Available data:

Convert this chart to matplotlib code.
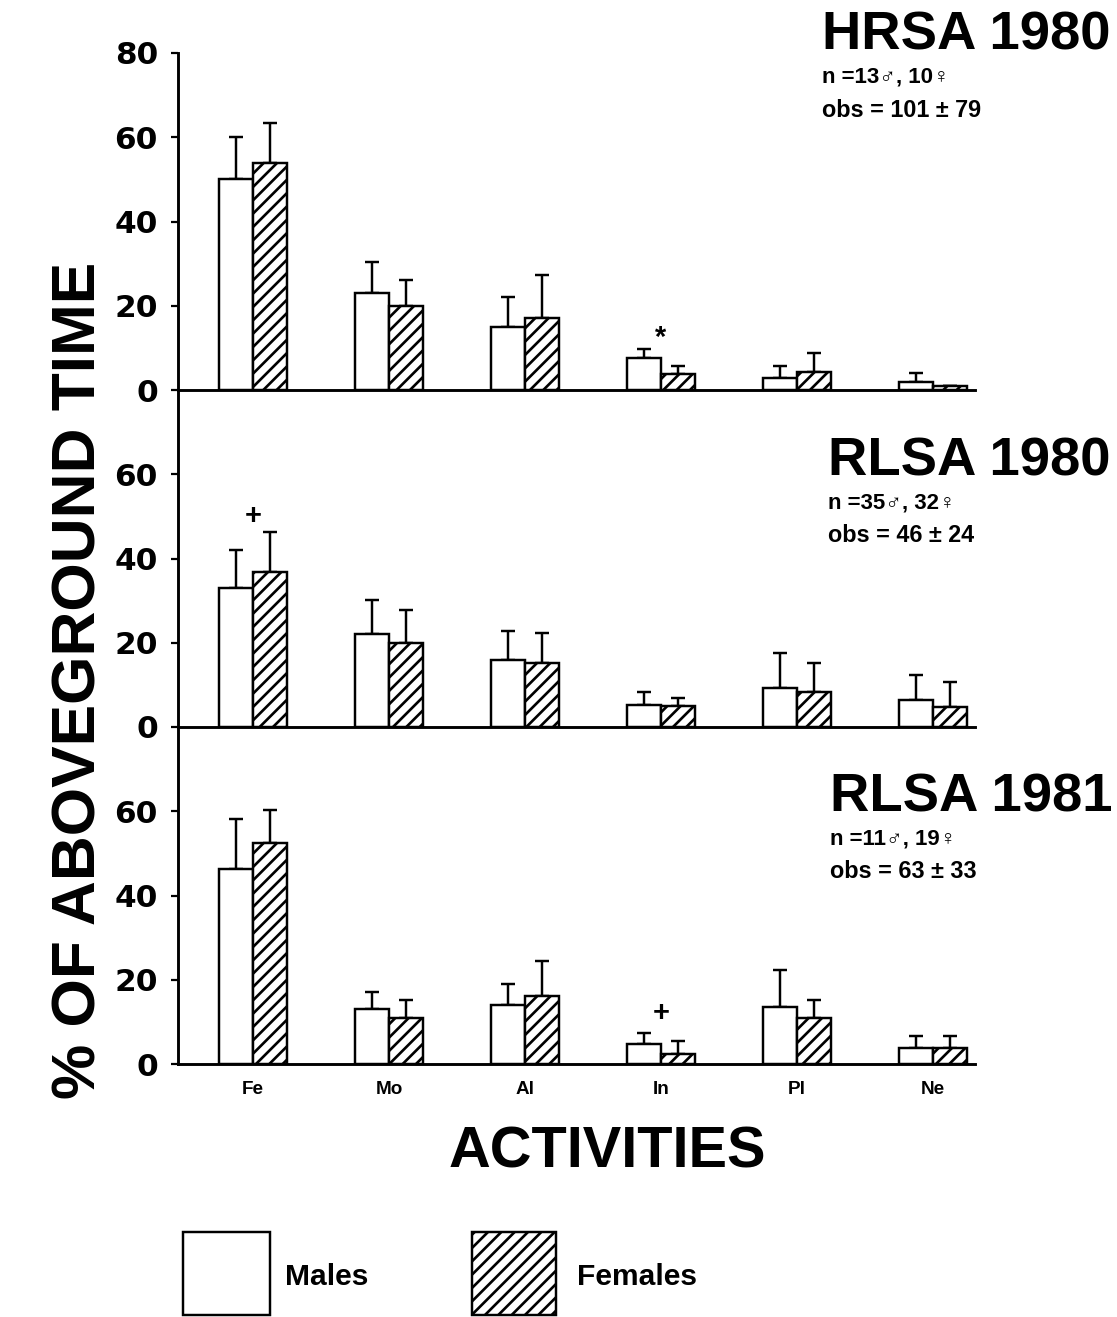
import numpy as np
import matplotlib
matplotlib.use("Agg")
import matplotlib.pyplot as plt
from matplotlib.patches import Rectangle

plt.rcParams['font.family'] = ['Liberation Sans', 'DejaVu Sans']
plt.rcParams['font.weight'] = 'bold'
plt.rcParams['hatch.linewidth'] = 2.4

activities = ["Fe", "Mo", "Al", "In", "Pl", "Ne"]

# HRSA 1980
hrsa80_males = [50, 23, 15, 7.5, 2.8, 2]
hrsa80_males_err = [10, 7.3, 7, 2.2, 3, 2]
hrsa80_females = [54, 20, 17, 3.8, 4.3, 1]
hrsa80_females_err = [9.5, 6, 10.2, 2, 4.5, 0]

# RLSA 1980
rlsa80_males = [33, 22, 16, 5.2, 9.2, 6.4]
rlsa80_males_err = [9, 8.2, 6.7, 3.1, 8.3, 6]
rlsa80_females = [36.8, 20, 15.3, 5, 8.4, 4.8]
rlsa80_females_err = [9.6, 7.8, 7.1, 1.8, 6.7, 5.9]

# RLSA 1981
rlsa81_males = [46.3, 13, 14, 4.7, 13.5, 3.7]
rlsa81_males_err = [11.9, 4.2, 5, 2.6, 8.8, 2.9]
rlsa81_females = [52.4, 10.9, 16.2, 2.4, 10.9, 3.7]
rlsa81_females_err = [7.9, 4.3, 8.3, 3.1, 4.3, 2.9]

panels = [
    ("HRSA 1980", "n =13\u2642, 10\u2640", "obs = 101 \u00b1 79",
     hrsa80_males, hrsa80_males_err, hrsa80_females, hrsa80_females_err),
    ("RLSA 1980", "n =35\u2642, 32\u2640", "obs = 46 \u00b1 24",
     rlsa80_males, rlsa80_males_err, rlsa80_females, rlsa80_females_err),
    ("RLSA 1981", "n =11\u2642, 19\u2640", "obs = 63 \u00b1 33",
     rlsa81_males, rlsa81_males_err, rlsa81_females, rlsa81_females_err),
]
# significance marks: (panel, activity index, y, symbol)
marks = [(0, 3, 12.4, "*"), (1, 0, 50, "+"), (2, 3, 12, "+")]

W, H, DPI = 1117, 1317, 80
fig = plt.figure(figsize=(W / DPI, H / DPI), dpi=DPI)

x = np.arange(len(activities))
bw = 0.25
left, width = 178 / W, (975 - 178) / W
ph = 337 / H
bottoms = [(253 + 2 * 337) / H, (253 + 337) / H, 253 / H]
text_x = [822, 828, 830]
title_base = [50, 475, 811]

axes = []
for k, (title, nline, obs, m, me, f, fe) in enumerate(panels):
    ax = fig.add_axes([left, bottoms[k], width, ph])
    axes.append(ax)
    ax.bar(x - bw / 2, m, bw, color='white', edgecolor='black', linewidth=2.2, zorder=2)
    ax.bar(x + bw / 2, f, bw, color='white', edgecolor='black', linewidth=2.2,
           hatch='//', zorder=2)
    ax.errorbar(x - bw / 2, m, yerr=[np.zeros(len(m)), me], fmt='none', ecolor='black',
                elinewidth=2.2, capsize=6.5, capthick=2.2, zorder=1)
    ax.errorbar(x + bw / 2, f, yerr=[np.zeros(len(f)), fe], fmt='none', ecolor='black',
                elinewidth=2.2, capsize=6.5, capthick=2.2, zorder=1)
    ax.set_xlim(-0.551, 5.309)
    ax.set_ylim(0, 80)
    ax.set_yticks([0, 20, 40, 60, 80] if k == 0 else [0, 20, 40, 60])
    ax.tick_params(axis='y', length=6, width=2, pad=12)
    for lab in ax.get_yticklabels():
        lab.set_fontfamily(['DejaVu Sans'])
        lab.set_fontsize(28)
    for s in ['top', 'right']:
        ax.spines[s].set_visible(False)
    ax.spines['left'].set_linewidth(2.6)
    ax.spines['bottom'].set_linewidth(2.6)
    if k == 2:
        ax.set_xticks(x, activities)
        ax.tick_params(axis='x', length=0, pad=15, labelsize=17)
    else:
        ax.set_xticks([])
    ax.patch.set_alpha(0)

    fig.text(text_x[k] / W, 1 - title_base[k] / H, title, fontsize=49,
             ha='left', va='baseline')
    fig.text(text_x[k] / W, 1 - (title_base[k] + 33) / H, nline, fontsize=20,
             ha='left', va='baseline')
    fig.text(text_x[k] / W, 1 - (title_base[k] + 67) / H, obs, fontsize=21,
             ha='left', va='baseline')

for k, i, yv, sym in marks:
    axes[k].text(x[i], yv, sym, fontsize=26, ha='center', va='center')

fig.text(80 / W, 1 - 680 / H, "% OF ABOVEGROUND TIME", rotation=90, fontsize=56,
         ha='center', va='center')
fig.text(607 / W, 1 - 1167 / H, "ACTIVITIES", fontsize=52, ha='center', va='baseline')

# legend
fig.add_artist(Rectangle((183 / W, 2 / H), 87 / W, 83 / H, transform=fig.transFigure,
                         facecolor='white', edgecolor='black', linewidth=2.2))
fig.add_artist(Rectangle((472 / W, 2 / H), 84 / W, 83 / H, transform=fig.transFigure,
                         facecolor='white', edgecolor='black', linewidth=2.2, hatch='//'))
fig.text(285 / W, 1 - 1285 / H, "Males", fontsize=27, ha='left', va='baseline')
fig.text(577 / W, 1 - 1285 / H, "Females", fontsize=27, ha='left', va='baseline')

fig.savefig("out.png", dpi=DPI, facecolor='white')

Your objective:
Give again exactly the lines running from the beginning of the material above through the line that contains "plt.rcParams['hatch.linewidth'] = 2.4", and leave out every picture.

Reply to the exercise:
Convert this chart to matplotlib code.
import numpy as np
import matplotlib
matplotlib.use("Agg")
import matplotlib.pyplot as plt
from matplotlib.patches import Rectangle

plt.rcParams['font.family'] = ['Liberation Sans', 'DejaVu Sans']
plt.rcParams['font.weight'] = 'bold'
plt.rcParams['hatch.linewidth'] = 2.4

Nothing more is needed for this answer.